It's official. It's constitutional for disease managers to extract the maximum profit from sick and injured people. Apparently, that's "change you can believe in."
It's a safe bet health insurers will now increase their staffing, in order to more effectively analyze patient claims, so they can see where to withhold payments and authorization, and thereby maximize profits. In exchange for issuing policies to the most unhealthy people, they will be allowed to jack up premiums on the elderly. Sweet.
For those keeping track, the favorability ratings of the health insurance industry are below those of the tobacco industry. A 2009 USA Today survey revealed that only 4 percent regarded the insurers as "honest and trustworthy." In fact, entrusting our health care to them is like entrusting our lungs to the tobacco industry.
Nothing in the Obama care bill spells out what benefits must be offered for insurance plans to qualify for the government-run health insurance exchanges that will be set up in 2014. But everyone must buy insurance, which will mean a swarm of cut rate policies designed to provide coverage without care, so private insurers can take money in without paying out. That's the name of the game in capitalist health care.
Absurdly redundant bureaucracies will continue to siphon off huge resources that could be better spent on needy patients. The U.S. currently wastes more than a trillion dollars a year on unnecessary middle-men in its grotesquely inefficient private insurance system. Administrative costs consume thirty-one percent of America's private health care spending. By comparison, administrative costs under Medicare are just 3 percent. But the government returns no equity to stockholders under Medicare, so it's by definition inefficient - at generating profit.
Obama quickly abandoned the popular and sensible single-payer system (basically, Medicare for all), in order to keep the Health Mafia Organizations in business, which they would not be if they had to compete against a more efficient government insurance plan. The public option was tossed out, along with a related "Medicare buy-in" that would have allowed people 55 and older to join the national health care system. Obama also made a secret bargain with pharmaceutical companies that the government would not "negotiate drug prices and demand additional rebates from drug manufacturers," this under pressure from lobbyists, and in opposition to 85 percent of the American public.
Americans can now be required to pay up to 9.5 percent of their income on insurance that will only cover an average of 70 percent of their medical expenses. Also, insurance companies are allowed to deny care with no court review of such decisions. Private insurers must cover people with pre-existing conditions, but they can charge people who don't meet their wellness guidelines double what they charge others. They can charge triple if they are older. Medicaid is to be expanded - with 16 million more people covered. But Medicaid is so underfunded that many doctors, paid such poor reimbursements, refuse to accept Medicaid patients.

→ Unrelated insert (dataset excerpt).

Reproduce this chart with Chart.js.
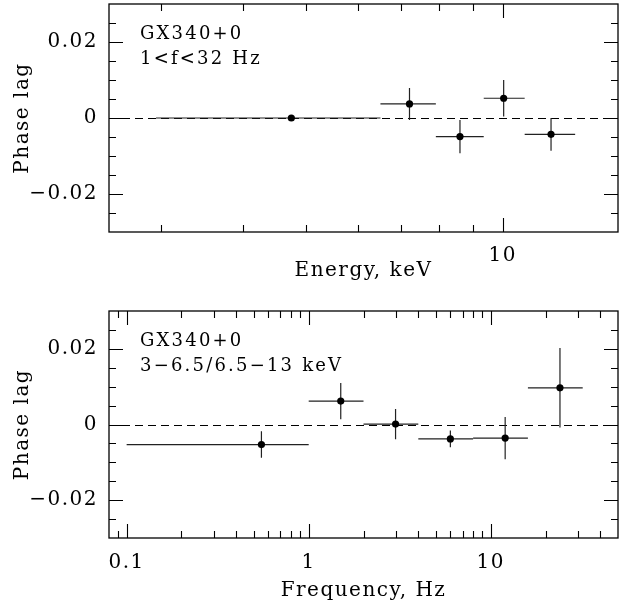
<!DOCTYPE html>
<html>
<head>
<meta charset="utf-8">
<script src="https://cdn.jsdelivr.net/npm/chart.js@4.4.1/dist/chart.umd.min.js"></script>
<style>
  html, body { margin: 0; padding: 0; background: #fff; }
  #wrap { position: relative; width: 628px; height: 602px; }
  canvas { position: absolute; left: 0; }
  #energyChart { top: 0; }
  #freqChart { top: 300px; }
</style>
</head>
<body>
<div id="wrap">
  <canvas id="energyChart" width="628" height="300"></canvas>
  <canvas id="freqChart" width="628" height="302"></canvas>
</div>
<script>
// Phase lag against energy, 1<f<32 Hz
const energyMid = [4.75, 7.2, 8.6, 10.03, 11.85];
const energyLo = [2.95, 6.5, 7.9, 9.35, 10.8];
const energyHi = [6.5, 7.9, 9.35, 10.8, 12.9];
const energyLag = [0, 0.0037, -0.0049, 0.0052, -0.0043];
const energyLagErr = [0, 0.0042, 0.0044, 0.0048, 0.0043];

// Phase lag against frequency, 3-6.5 keV vs 6.5-13 keV
const freqMid = [0.55, 1.5, 3.0, 6.0, 12.0, 24.0];
const freqLo = [0.1, 1, 2, 4, 8, 16];
const freqHi = [1, 2, 4, 8, 16, 32];
const freqLag = [-0.0053, 0.0062, 0.0001, -0.0038, -0.0036, 0.0097];
const freqLagErr = [0.0035, 0.0048, 0.0040, 0.0022, 0.0056, 0.0105];

// labelled ticks
const lagTicks = [-0.02, 0, 0.02];
const lagTickLabels = ['\u22120.02', '0', '0.02'];
const energyTicks = [10];
const energyTickLabels = ['10'];
const freqTicks = [0.1, 1, 10];
const freqTickLabels = ['0.1', '1', '10'];

const FONT = "'DejaVu Serif', serif";
Chart.defaults.font.family = FONT;
Chart.defaults.color = '#000';

// log axis tick positions: 1..9 x 10^n inside [min, max]
function logTickValues(min, max) {
    const out = [];
    for (let d = Math.floor(Math.log10(min)); d <= Math.ceil(Math.log10(max)); d++) {
        for (let k = 1; k <= 9; k++) {
            const v = k * Math.pow(10, d);
            if (v > min * 1.001 && v < max * 0.999) out.push({ v, major: k === 1 });
        }
    }
    return out;
}

// frame, inward tick marks, zero line, error bars and notes
const framePlugin = {
    id: 'frame',
    beforeDraw(chart) {
        chart.ctx.letterSpacing = '1.5px';
    },
    beforeDatasetsDraw(chart, args, opts) {
        const { ctx, chartArea: a, scales: { x, y } } = chart;
        ctx.save();
        ctx.strokeStyle = '#000';
        ctx.lineWidth = 1;
        ctx.setLineDash([8, 5]);
        const y0 = Math.round(y.getPixelForValue(0)) + 0.5;
        ctx.beginPath();
        ctx.moveTo(a.left, y0);
        ctx.lineTo(a.right, y0);
        ctx.stroke();
        ctx.setLineDash([]);

        ctx.strokeStyle = '#222';
        ctx.lineWidth = 1.2;
        opts.mid.forEach((m, i) => {
            const py = y.getPixelForValue(opts.lag[i]);
            const px = x.getPixelForValue(m);
            ctx.beginPath();
            ctx.moveTo(x.getPixelForValue(opts.lo[i]), py);
            ctx.lineTo(x.getPixelForValue(opts.hi[i]), py);
            if (opts.err[i] > 0) {
                ctx.moveTo(px, y.getPixelForValue(opts.lag[i] + opts.err[i]));
                ctx.lineTo(px, y.getPixelForValue(opts.lag[i] - opts.err[i]));
            }
            ctx.stroke();
        });
        ctx.restore();
    },
    afterDraw(chart, args, opts) {
        const { ctx, chartArea: a, scales: { x, y } } = chart;
        ctx.save();
        ctx.strokeStyle = '#000';
        ctx.lineWidth = 1.3;
        ctx.strokeRect(a.left, a.top, a.right - a.left, a.bottom - a.top);

        ctx.lineWidth = 1.1;
        ctx.beginPath();
        logTickValues(x.min, x.max).forEach(t => {
            const px = Math.round(x.getPixelForValue(t.v)) + 0.5;
            const len = t.major ? 14 : 7;
            ctx.moveTo(px, a.bottom); ctx.lineTo(px, a.bottom - len);
            ctx.moveTo(px, a.top); ctx.lineTo(px, a.top + len);
        });
        for (let i = -5; i <= 5; i++) {
            const py = Math.round(y.getPixelForValue(i * 0.005)) + 0.5;
            const len = i % 4 === 0 ? 14 : 7;
            ctx.moveTo(a.left, py); ctx.lineTo(a.left + len, py);
            ctx.moveTo(a.right, py); ctx.lineTo(a.right - len, py);
        }
        ctx.stroke();

        ctx.fillStyle = '#000';
        ctx.font = '18px ' + FONT;
        ctx.letterSpacing = '2.2px';
        ctx.textAlign = 'left';
        ctx.textBaseline = 'alphabetic';
        opts.notes.forEach((t, i) => {
            ctx.fillText(t, a.left + 31, a.top + 35 + i * 25);
        });
        ctx.restore();
    }
};

function makeChart(id, cfg) {
    return new Chart(document.getElementById(id), {
        type: 'scatter',
        data: {
            datasets: [{
                data: cfg.mid.map((m, i) => ({ x: m, y: cfg.lag[i] })),
                pointRadius: 3.6,
                pointHoverRadius: 3.6,
                pointBackgroundColor: '#000',
                pointBorderWidth: 0
            }]
        },
        options: {
            responsive: false,
            animation: false,
            devicePixelRatio: 1,
            layout: { padding: { top: cfg.padTop, right: 10, left: 0, bottom: 0 } },
            plugins: {
                legend: { display: false },
                tooltip: { enabled: false },
                frame: { mid: cfg.mid, lo: cfg.lo, hi: cfg.hi, lag: cfg.lag, err: cfg.err, notes: cfg.notes }
            },
            scales: {
                x: {
                    type: 'logarithmic',
                    min: cfg.xMin,
                    max: cfg.xMax,
                    grid: { display: false, drawTicks: false },
                    border: { display: false },
                    afterBuildTicks: s => { s.ticks = cfg.xTicks.map(v => ({ value: v })); },
                    afterFit: s => {
                        s.height = cfg.xAxisHeight;
                        s.paddingLeft = 0;
                        s.paddingRight = 0;
                    },
                    ticks: {
                        autoSkip: false,
                        maxRotation: 0,
                        padding: cfg.xTickPad,
                        font: { size: 20 },
                        callback: (v, i) => cfg.xTickLabels[i]
                    },
                    title: {
                        display: true,
                        text: cfg.xTitle,
                        font: { size: 20, lineHeight: 1 },
                        padding: { top: 0, bottom: cfg.xTitlePad }
                    }
                },
                y: {
                    min: -0.03,
                    max: 0.03,
                    grid: { display: false, drawTicks: false },
                    border: { display: false },
                    afterBuildTicks: s => { s.ticks = lagTicks.map(v => ({ value: v })); },
                    afterFit: s => {
                        s.width = 109;
                        s.paddingTop = 0;
                        s.paddingBottom = 0;
                    },
                    ticks: {
                        padding: 11,
                        font: { size: 20 },
                        callback: (v, i) => lagTickLabels[i]
                    },
                    title: {
                        display: true,
                        text: 'Phase lag',
                        font: { size: 20, lineHeight: 1 },
                        padding: { top: 13, bottom: 0 }
                    }
                }
            }
        },
        plugins: [framePlugin]
    });
}

makeChart('energyChart', {
    mid: energyMid, lo: energyLo, hi: energyHi, lag: energyLag, err: energyLagErr,
    xMin: 2.5, xMax: 15,
    xTicks: energyTicks, xTickLabels: energyTickLabels,
    xTitle: 'Energy, keV',
    notes: ['GX340+0', '1<f<32 Hz'],
    padTop: 4, xAxisHeight: 68, xTickPad: 12, xTitlePad: 19
});

makeChart('freqChart', {
    mid: freqMid, lo: freqLo, hi: freqHi, lag: freqLag, err: freqLagErr,
    xMin: 0.08, xMax: 50,
    xTicks: freqTicks, xTickLabels: freqTickLabels,
    xTitle: 'Frequency, Hz',
    notes: ['GX340+0', '3\u22126.5/6.5\u221213 keV'],
    padTop: 11, xAxisHeight: 64, xTickPad: 13, xTitlePad: 1
});
</script>
</body>
</html>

States are already stretched thin trying to pay for Medicaid, causing more cuts to services and less reimbursement to doctors.
Not surprisingly, Obamacare has devolved into another big giveaway to the private insurance companies and Big Pharma, in violation of the public will, and without the obvious measures to reduce gouging in the manner taken by other industrial countries. The new law will not make health care universal, or more cost-effective, efficient, and affordable for millions of middle-income Americans. Instead, it will guarantee hundreds of billions of dollars in windfall profits for pharmaceutical companies charging extortionate prices for drugs, because the government refuses to use collective bargaining power to negotiate costs with them.
Obama care features an individual mandate, high premiums, fines (actually a tax, says the Supreme Court) for those who don't buy the crappy product, and a lack of cost controls on insurers and providers. Obama's argument is that, in order to avoid "disruption," we need to take the current terribly wasteful privatized system and throw more money at it, rather than extend Medicare to everyone.
Obamacare actually worsens our health care crisis by further privatizing it. A large part of the increase in coverage under the law is based on an expansion of Medicaid, which is already vastly underfunded compared to the medical need it ostensibly addresses. Meanwhile, the number of uninsured Americans continues to grow, and soaring health-care costs (price gouging) destroys U.S. families and businesses. The most cost effective way of dealing with such a crisis would be to expand and improve Medicare, putting all Americans on the already established public insurance, instead of using hundreds of different health care companies that make profits from throwing sick people off their rolls. At least Medicare and Medicaid have been effective at improving the health of the population and lifting people out of poverty, while the same obviously cannot be said of private HMOs.
But Obama supports cuts to Medicare through the Independent Payment Advisory Board. The GOP openly advocates a voucher "Medicare" system; Obama favors slowly strangling the system with cuts, leaving seniors struggling to find doctors willing to take on their medical problems.
This is what "democratic choice" amounts to under government of rich capital, by rich capital, and for rich capital.